My sister and I are 18 months apart. We were Irish twins, doing everything together. I rushed to keep up with her in everything she did, and I also like to think that I held her back a little bit. It’s all about compromise people.
Now, the dark underbelly of having kids so close in age is that it’s exhausting (or so my mother keeps saying). Their childhood becomes a series of COPY and PASTE. “Ooh, that outfit is cute, I’ll just buy 2. Ooh, that toy looks fun, they can just share it. Did I put both kids in the car….eh, probably.”
So Lauren and I shared a lot of things. Now
I don’t know if you know this, but Lauren and I are quite different.

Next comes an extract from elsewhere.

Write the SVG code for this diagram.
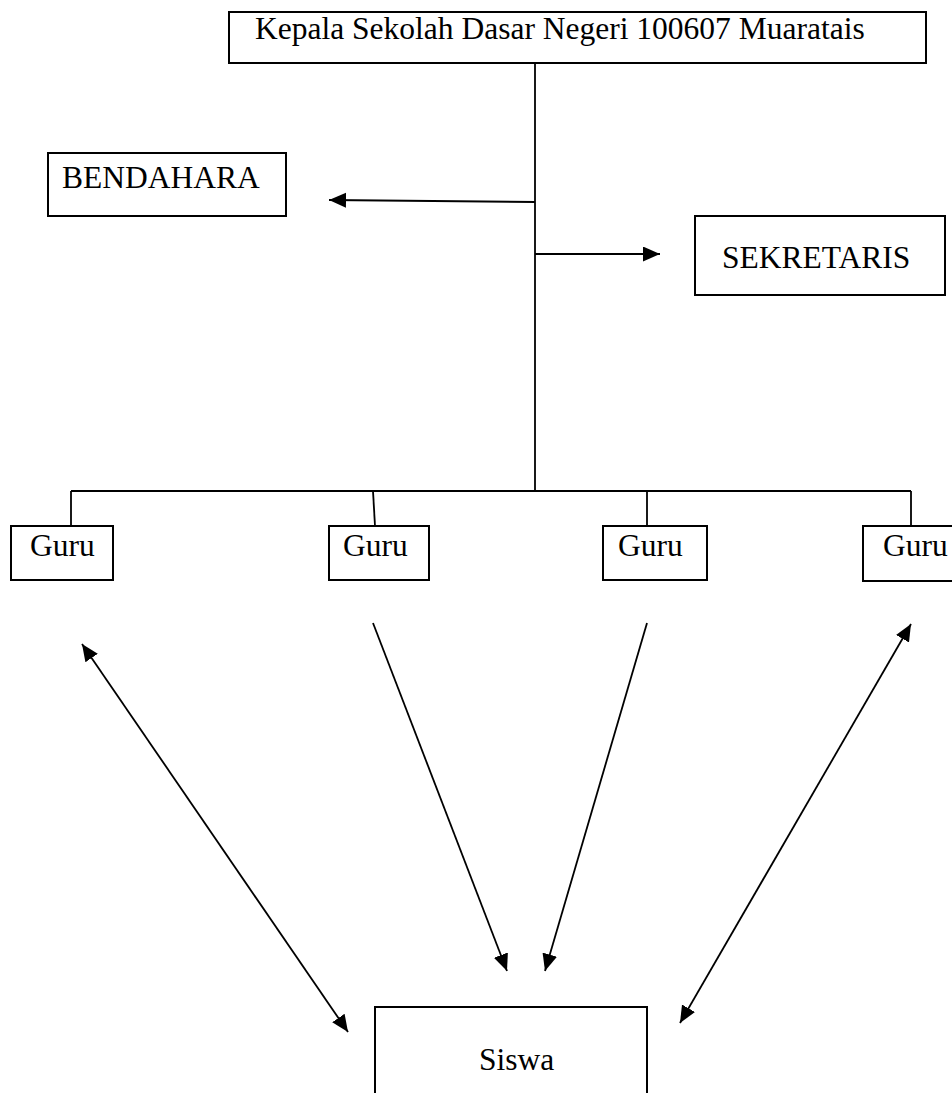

This made sharing hard. For example, we would play Barbies and my doll would fly and do all kinds of magical things, at which point Lauren would sit me in a time out to properly explain the laws of gravity and theories of physics and how those principals made my playtime ludicrous. Lauren was very advanced for seven.
And then it happened.
It was the time of Christmas in those days of yore and my mother bought us the greatest thing that any girl-child of the 90’s could have even dreamed about! A Barbie dream house! It was four stories of deluxe, polished Mattel cardboard, complete with beautifully decorated sticker walls, ornate plastic columns and a damn elevator on a string that actually elevated!
It was amazing. We were the envy of the neighborhood. We had to REALLY start locking our doors at night after such luxury came into our lives.
But alas, this home for four was not to be shared. My sister, being the cosmopolitan woman that she is, decided that her perfect Barbie family needed the whole space and it would probably be best if I found a new place to live…
…enter the Barbie dream camper.
It was decided unanimously at a meeting that I was not invited to that this would be my new home. Lauren raised the proposal, Lauren seconded it. The amendment was ratified and all Lauren’s said “agreed”.
And Tracy was thrown out into the street to make her new home in the pink trailer…parked across the room because half of the value of Lauren’s dream complex was in the curb appeal and my mobile home was apparently really bringing down the property values in the neighborhood.
This is all true.
Can we just take a moment to see the foreshadowing of my gypsy life. My damn play time couldn’t even commit to one place! My Barbie was afraid of commitments and liked to keep her options open. Ken got on her nerves and she liked alone time, which made the wheels on the house handy. Oh geez, what is my life?
Now don’t think that Lauren was unreasonable. When the camper became cramped she gave me a shoebox to build on an addition. It looked beautiful with the couch on the lawn and the truck up on blocks.
As you can see, I have always lived a very glamorous life. Well played little-Combs, way to aim for the middle.